A highly successful businessman, Falcons owner Arthur Blank now has transformed himself into a tireless recruiter.
And once he wraps up those trips, Blank plans to hone in on Eagles general manager Tom Heckert, who would be allowed to leave Philadelphia only because he would be given more decision-making responsibility in Atlanta.
Garrett is one of the hottest, if not the hottest, candidate among NFL assistant coaches. Cowboys owner Jerry Jones admitted in November that he is "very concerned" about losing Garrett to another team. Jones wants to keep Garrett in Dallas as long as possible, but Garrett would like the opportunity to be a head coach, something Blank could provide.
Garrett is said to be intrigued with Blank and the Falcons organization. It is up to Blank, if Garrett is Atlanta's No. 1 choice, to sell him on the franchise and the city. If he does, it would be a coup for Blank, landing the 41-year-old coach who has come with rave reviews from people such as Hall of Fame quarterback Troy Aikman.
But Blank also is going to have to fend off the Ravens, who have compiled a lengthy list of potential candidates, including Garrett. The Ravens faxed a request to the Cowboys on Thursday, seeking permission to interview Garrett. They did the same for Sparano, who has tremendous support within the Cowboys organization.
Making a list
The Ravens spent much of this week in meetings, debating which coaching candidates they should be pursuing to replace Brian Billick, who was fired on Monday.
San Francisco is searching for a new offensive coordinator and the leading candidate is not Mike Martz, who was dismissed Wednesday.

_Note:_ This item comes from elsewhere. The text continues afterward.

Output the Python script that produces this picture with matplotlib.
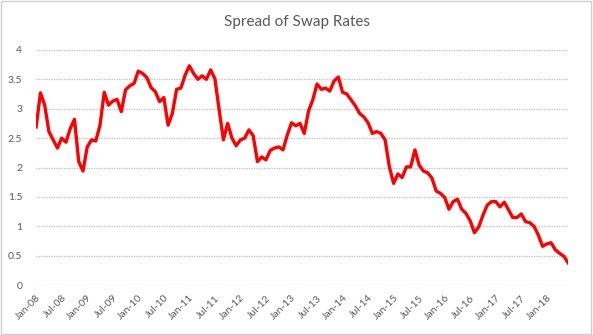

Niners coach Mike Nolan spent five seasons in the late 1980s and early 1990s working with Gailey in Denver. There is a comfort level there between the two men, and Gailey has respect around the league.
The Kansas City Chiefs need an offensive coordinator after firing Mike Solari, and they could opt to take a run at Martz, who wants to coach next season. But if Martz cannot land the right job, he does have a contract with one year remaining on it that Detroit would be obligated to pay.
Payday for Paydirt
Peterson's contract contained a $250,000 incentive for the Offensive Rookie of the Year award. Peterson would rather trade the incentive for a playoff share, but it was a nice post-Christmas consolation prize.
Any team hoping to rebuild this offseason must address its quarterback position and its scoring defense.
If this past season proved anything, a team must be strong in those two areas to advance to the postseason.
Just look: The top eight scoring defenses and the eight highest-rated quarterbacks all advanced to the postseason.